One question was whether narratives
have been based on/created (?) by Google searches etc? Just about every
single technology on the web and beyond has been employed for
storytelling (but more for artworks) now. There is blogfiction,
botfiction, SMS fiction, MMS fiction, mobile stories, online comics,
search fictions, email fictions and so on. I have a listing of some
links on my del.icio.us site (which needs updating):
http://del.icio.us/new_media_arts
There are some search fictions listed here:
http://del.icio.us/New_Media_Arts/Creative_searchfiction
There are also programs being created specifically for online
experimentation (non-artificial intelligence) with storytelling. Some
programs are covered here in my post at WRT:
http://writerresponsetheory.org/wordpress/2007/04/28/ficlets-literary-lego/
I have another question to add to your one about narratives imagined
but not materialized yet. I'd like to know if anyone has any ideas
whether the following type of emerging narrative has been prefigured:
I'm researching what I've been calling 'polymorphic narratives' --
which are narratives that are spread across media platforms. A story,
for instance, begins in print form and continues on the web. This is a
subset of my larger research which is into what media theorist Henry
Jenkins has called 'transmedia storytelling'. Judging by the
descriptions Jenkins gives, he is actually referring to a transmedia
series. A polymorphic narrative is not a series (it is not episodic):
they are the equivalent of paragraphs distributed across media
platforms. I'd love to hear if anyone has some ideas on this form being
imagined.
Emma Kafalenos on Sept. 24
Oscar Wilde in The Picture of Dorian Gray?

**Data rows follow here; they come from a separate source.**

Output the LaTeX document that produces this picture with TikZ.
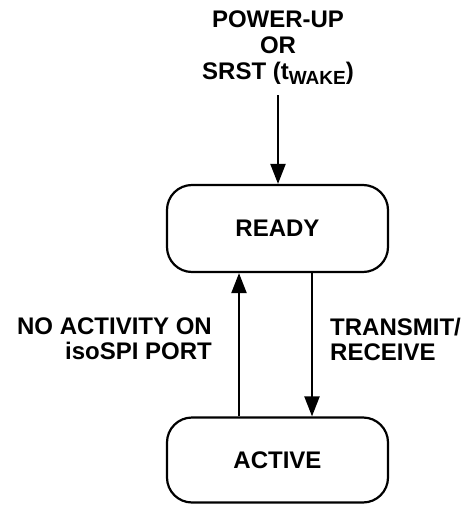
\documentclass[tikz,border=0pt]{standalone}
\usepackage{fontspec}
\setmainfont{Liberation Sans}
\usetikzlibrary{arrows.meta}
\begin{document}
\begin{tikzpicture}[x=1pt,y=-1pt,
  state/.style={draw, line width=2.2pt, rounded corners=25pt, minimum width=221pt, inner sep=0pt,
    font=\fontsize{24}{26}\selectfont\bfseries},
  lbl/.style={inner sep=0pt, font=\fontsize{24}{26}\selectfont\bfseries},
  conn/.style={line width=2.2pt, -{Triangle[length=20pt,width=15pt]}}]
\useasboundingbox (0,0) rectangle (466,506);
\node[lbl, align=center, anchor=north] (top) at (278,10.8)
  {POWER-UP\\OR\\SRST (t\raisebox{-5pt}{\fontsize{19}{19}\selectfont WAKE})};
\coordinate (start) at (278,95);
\node[state, minimum height=87pt] (ready) at (277.5,228.5) {READY};
\node[state, minimum height=85pt] (active) at (277.5,460) {ACTIVE};
\coordinate (upx) at (239,0);
\coordinate (downx) at (312,0);
\draw[conn] (start) -- (start |- ready.north);
\draw[conn] (active.north -| upx) -- (ready.south -| upx);
\draw[conn] (ready.south -| downx) -- (active.north -| downx);
\node[lbl, align=right, anchor=north east, font=\fontsize{24}{25}\selectfont\bfseries] (noact) at (212,317.8)
  {NO ACTIVITY ON\\isoSPI PORT};
\node[lbl, align=left, anchor=north west, font=\fontsize{24}{25}\selectfont\bfseries] (tx) at (330,317.8)
  {TRANSMIT/\\RECEIVE};
\end{tikzpicture}
\end{document}
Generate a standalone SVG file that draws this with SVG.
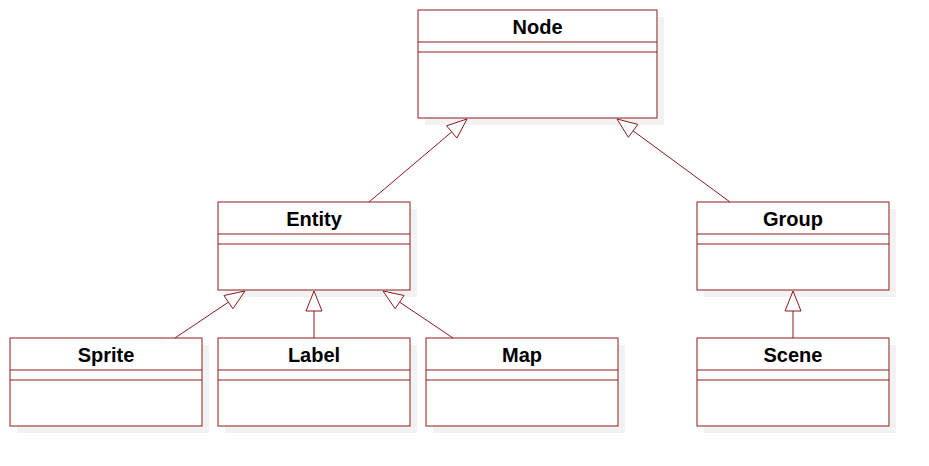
<svg xmlns="http://www.w3.org/2000/svg" width="929" height="466" viewBox="0 0 929 466">
<style>
.sh{fill:#f2f2f2;stroke:none}
.box{fill:#ffffff;stroke:#8b1a1a;stroke-width:1}
.ln{stroke:#8b1a1a;stroke-width:1;fill:none}
.ah{fill:#ffffff;stroke:#8b1a1a;stroke-width:1}
.t{font-family:"Liberation Sans",Arial,sans-serif;font-weight:bold;font-size:20px;fill:#000;text-anchor:middle}
</style>
<rect width="929" height="466" fill="#ffffff"/>
<g id="node-Node">
<rect class="sh" x="425" y="17" width="239" height="108"/>
<rect class="box" x="418" y="10" width="239" height="108"/>
<line class="ln" x1="418" y1="42" x2="657" y2="42"/>
<line class="ln" x1="418" y1="52" x2="657" y2="52"/>
<text class="t" x="537.5" y="34">Node</text>
</g>
<g id="node-Entity">
<rect class="sh" x="225" y="209" width="192" height="88"/>
<rect class="box" x="218" y="202" width="192" height="88"/>
<line class="ln" x1="218" y1="234" x2="410" y2="234"/>
<line class="ln" x1="218" y1="244" x2="410" y2="244"/>
<text class="t" x="314" y="226">Entity</text>
</g>
<g id="node-Group">
<rect class="sh" x="704" y="209" width="192" height="88"/>
<rect class="box" x="697" y="202" width="192" height="88"/>
<line class="ln" x1="697" y1="234" x2="889" y2="234"/>
<line class="ln" x1="697" y1="244" x2="889" y2="244"/>
<text class="t" x="793" y="226">Group</text>
</g>
<g id="node-Sprite">
<rect class="sh" x="17" y="345" width="192" height="88"/>
<rect class="box" x="10" y="338" width="192" height="88"/>
<line class="ln" x1="10" y1="370" x2="202" y2="370"/>
<line class="ln" x1="10" y1="380" x2="202" y2="380"/>
<text class="t" x="106" y="362">Sprite</text>
</g>
<g id="node-Label">
<rect class="sh" x="225" y="345" width="192" height="88"/>
<rect class="box" x="218" y="338" width="192" height="88"/>
<line class="ln" x1="218" y1="370" x2="410" y2="370"/>
<line class="ln" x1="218" y1="380" x2="410" y2="380"/>
<text class="t" x="314" y="362">Label</text>
</g>
<g id="node-Map">
<rect class="sh" x="433" y="345" width="192" height="88"/>
<rect class="box" x="426" y="338" width="192" height="88"/>
<line class="ln" x1="426" y1="370" x2="618" y2="370"/>
<line class="ln" x1="426" y1="380" x2="618" y2="380"/>
<text class="t" x="522" y="362">Map</text>
</g>
<g id="node-Scene">
<rect class="sh" x="704" y="345" width="192" height="88"/>
<rect class="box" x="697" y="338" width="192" height="88"/>
<line class="ln" x1="697" y1="370" x2="889" y2="370"/>
<line class="ln" x1="697" y1="380" x2="889" y2="380"/>
<text class="t" x="793" y="362">Scene</text>
</g>
<g id="connectors">
<line class="ln" x1="369" y1="202" x2="451.74" y2="131.93"/>
<polygon class="ah" points="467,119 456.91,138.03 446.57,125.83"/>
<line class="ln" x1="730" y1="202" x2="633.12" y2="130.84"/>
<polygon class="ah" points="617,119 637.86,124.39 628.38,137.29"/>
<line class="ln" x1="175" y1="338" x2="228.4" y2="302.15"/>
<polygon class="ah" points="245,291 232.86,308.79 223.94,295.51"/>
<line class="ln" x1="314" y1="338" x2="314" y2="311"/>
<polygon class="ah" points="314,291 322,311 306,311"/>
<line class="ln" x1="453" y1="338" x2="399.6" y2="302.15"/>
<polygon class="ah" points="383,291 404.06,295.51 395.14,308.79"/>
<line class="ln" x1="793" y1="338" x2="793" y2="311"/>
<polygon class="ah" points="793,291 801,311 785,311"/>
</g>
</svg>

Cortazar in his story translated as "Blow-Up"? (But not Antonioni's film of the same title.)
Artworks
in one medium that embed artworks conceived as in another medium
(whether represented in the other medium or in the medium of the
containing artwork--e.g., through ekphrasis) seem to have the power to
represent art forms not yet in existence. That is not to say that the
writer or artist necessarily foresaw the later development.
My
essay "The Power of Double Coding to Represent New Forms of
Representation: The Truman Show, Dorian Gray, "Blow-Up," and Whistler's
Caprice in Purple and Gold" (Poetics Today 24, 1 [Spring 2003]: 1-33)
might be of interest.
Peggy Phelan on Sept. 25:
Thanks Emma for recalling the point about new genres and media within
Jose's question. "Machinima" (sometimes spelled machinema) is perhaps
one of the most interesting new genres to have emerged from the
underbelly of video gaming. Basically, this genre makes use of code from
games that has multiple functions but cannot be accessed through the
game itself. This 'superfluous' code is then re-programmed into new
narratives and new web-based films and visual art. Interestingly, some
of the re-coding can be done in live performances, and this in turn
creates a new kind of performance art - -so far, all collaborative and
interactive. Audiences scream out directions to programmers who are
"improving" new code from the stream of code that is being recycled and
refashioned from the gaming code. As someone primarily interested in
live art and not code, I find the performances sort of transfixing
because they are sort of mesmerizingly awkward, 'naive,' and even 'dumb'
in terms of narrative complexity or dramatic arc. And yet there is no
doubt that they are completely absorbing performances --combining
elements of sampling from hip-hop, old school improv techniques, and new
media savvy in re: to gaming and coding. And the frenzy with which the
directions are thrown out from the audience is something to behold. The
best re-programmers are those who can quickly meld one direction into
another, and this requires, among other things, adroit fingers, typing,
and so on. There are now 'teams' and 'stars' as in sports events.
Here is a wiki link for those who would like a more detailed (and
probably more accurate) description of the recycled code etc:
http://en.wikipedia.org/wiki/Machinima
My answer to the list, Sept. 25:
Thank you all for so many interesting answers!
Concerning
Christy's question about "polymorphic" narratives—i.e. "spread across
multiple media platforms", I suppose one obvious source would be the
very existence of narratives (e.g. classical myths) which give rise to
multimedia representations, say, pictures of Odysseus or narratives
about Odysseus. It is a short (and long) step from that to the use of
different media platforms to articulate a single work of art by one
artist. Long, because although other connective strategies may be easily
devised (and perhaps have been used? any suggestions here?) one seems
to need a form unified in a digital sequence with multimedia capacity
before this kind of work becomes manageable or mainstream. Although
perhaps part of what is suggested in the word "spread out" used by
Christy refers to a much more disjointed or "distributed" narrative—the
kind of thing Jill Walker has been writing on? One thinks of William
Gibson's cult videos in Pattern Recognition being disseminated
across different websites... but then that was only video (which can be
multimedia in itself, to be sure). Or an Amélie-like strategy for urban
narrative made of clues taking you from one piece of the artwork to the
next? Anyway, one major issue, apart from the nature of the pieces
spread across multiple media platforms, would seem to be the thread that
links them together, or the frame which holds them together: either a
unified, marketable object in digital form, or an experiential sequence
to be tracked out in different places and disconnected media. Or things
in between. But I must look closer into Christy's del.icio.us collection
before indulging any further in random musings and speculations.